Okay, time to eliminate the hard disk as an issue. Time to download to a USB HDD and see how that goes.
... Not so well. It chugged along at about 11MB/sec. That's quite poor. But it was fairly consistent, at least. CrystalDiskMark gave it a whole 10MB/sec write too, so no shock. Okay. Throwing a pure RAM disk into Windows to take out the drives as culprits.
dd:
root@RickNAS:/mnt/win# dd if=/tmpfs/testfile.mkv of=./testfile.mkv bs=1M
1576+1 records in
1576+1 records out
1653435119 bytes (1.7 GB) copied, 16.2628 s, 102 MB/s
Looks far more like normality.
ftp:
File transfer successful, transferred 1,653,435,119 bytes in 16 seconds.
So, that'll be... 98.55MB/sec then. Oh good.

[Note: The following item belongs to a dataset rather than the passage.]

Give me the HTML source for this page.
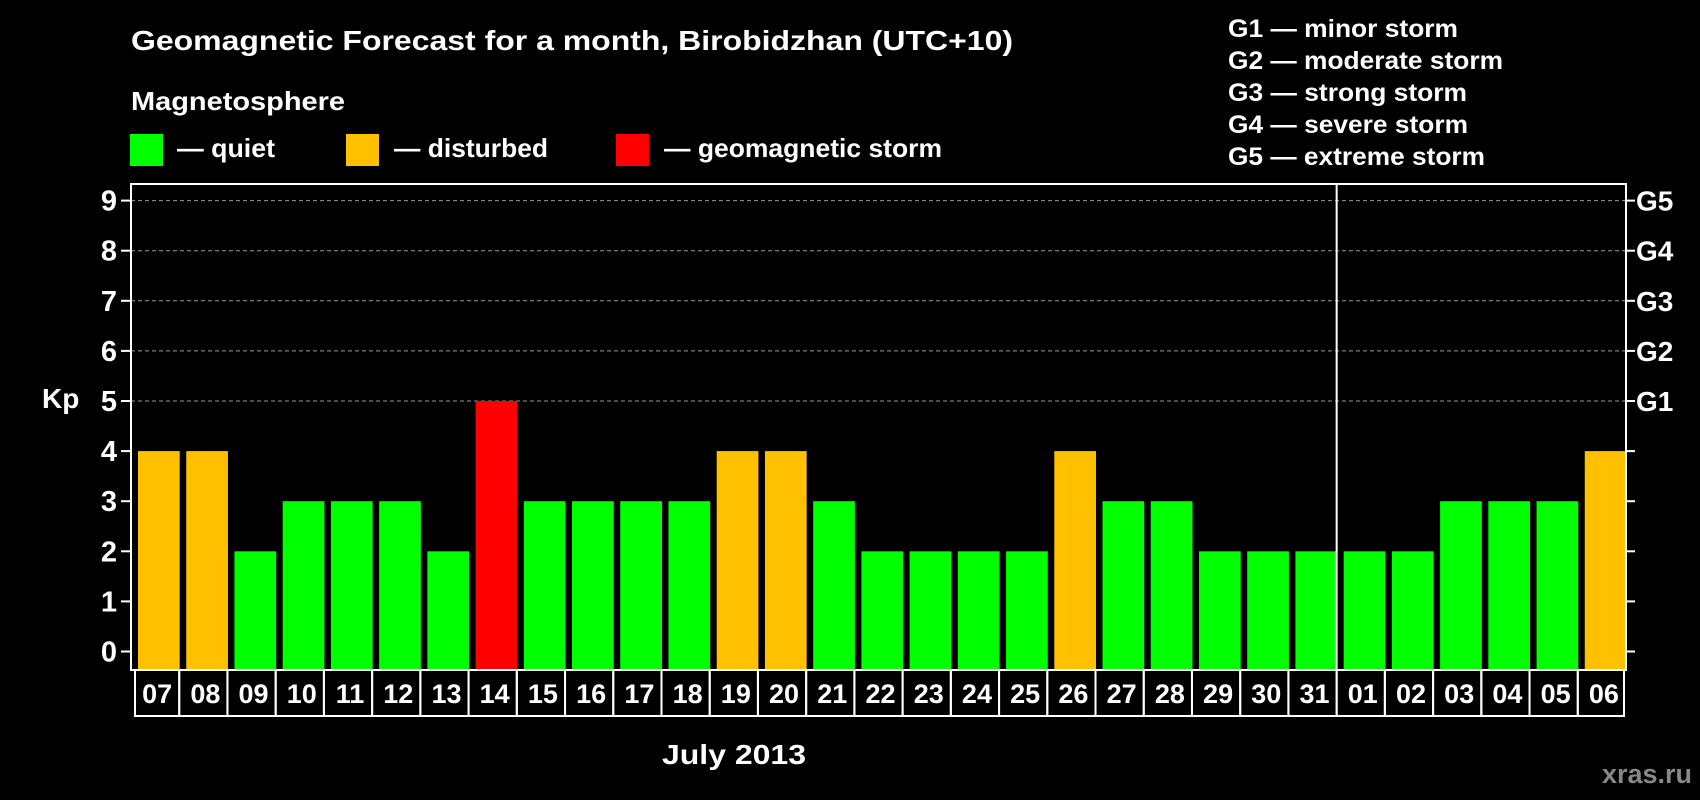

Out of curiosity, I ran sftp, just to see what the performance was like, although I was expecting "dire". I got what I expected, about 20MB/sec. Fair enough, that's CPU-bound. Okay, other way round, just to make sure:
root@RickNAS:/mnt/win# dd if=./testfile.mkv of=/tmpfs/testfile.mkv bs=1M
1576+1 records in
1576+1 records out
1653435119 bytes (1.7 GB) copied, 16.1864 s, 102 MB/s
Looks good. Trying cp commands both ways:
root@RickNAS:/mnt/win# time cp /tmpfs/testfile.mkv ./testfile.mkv
real 0m16.803s
user 0m0.064s
sys 0m7.208s
root@RickNAS:/mnt/win# time cp ./testfile.mkv /tmpfs/testfile.mkv
real 0m15.218s
user 0m0.060s
sys 0m7.432s
So. RAM to RAM is actually fine. I'm going to run Samba to test it out too, to make sure all is as it should be...
... From: 100MB/sec. Copying back 110MB/sec.
Oh.
Okay, so let's try Linux HDD to ramdisk, just to make sure all is shiny as it should be.
... About 110 each way.
So. After all that hunting... all that debugging... all that chasing ghosts, upgrading network drivers and kernels, tearing my hair out... there was nothing wrong with the Linux box at all... it turned out it was my local hard disk. I just hope that this post saves someone else the hours of attempted fixes I tried. It's been a painful journey, but a lesson well learned.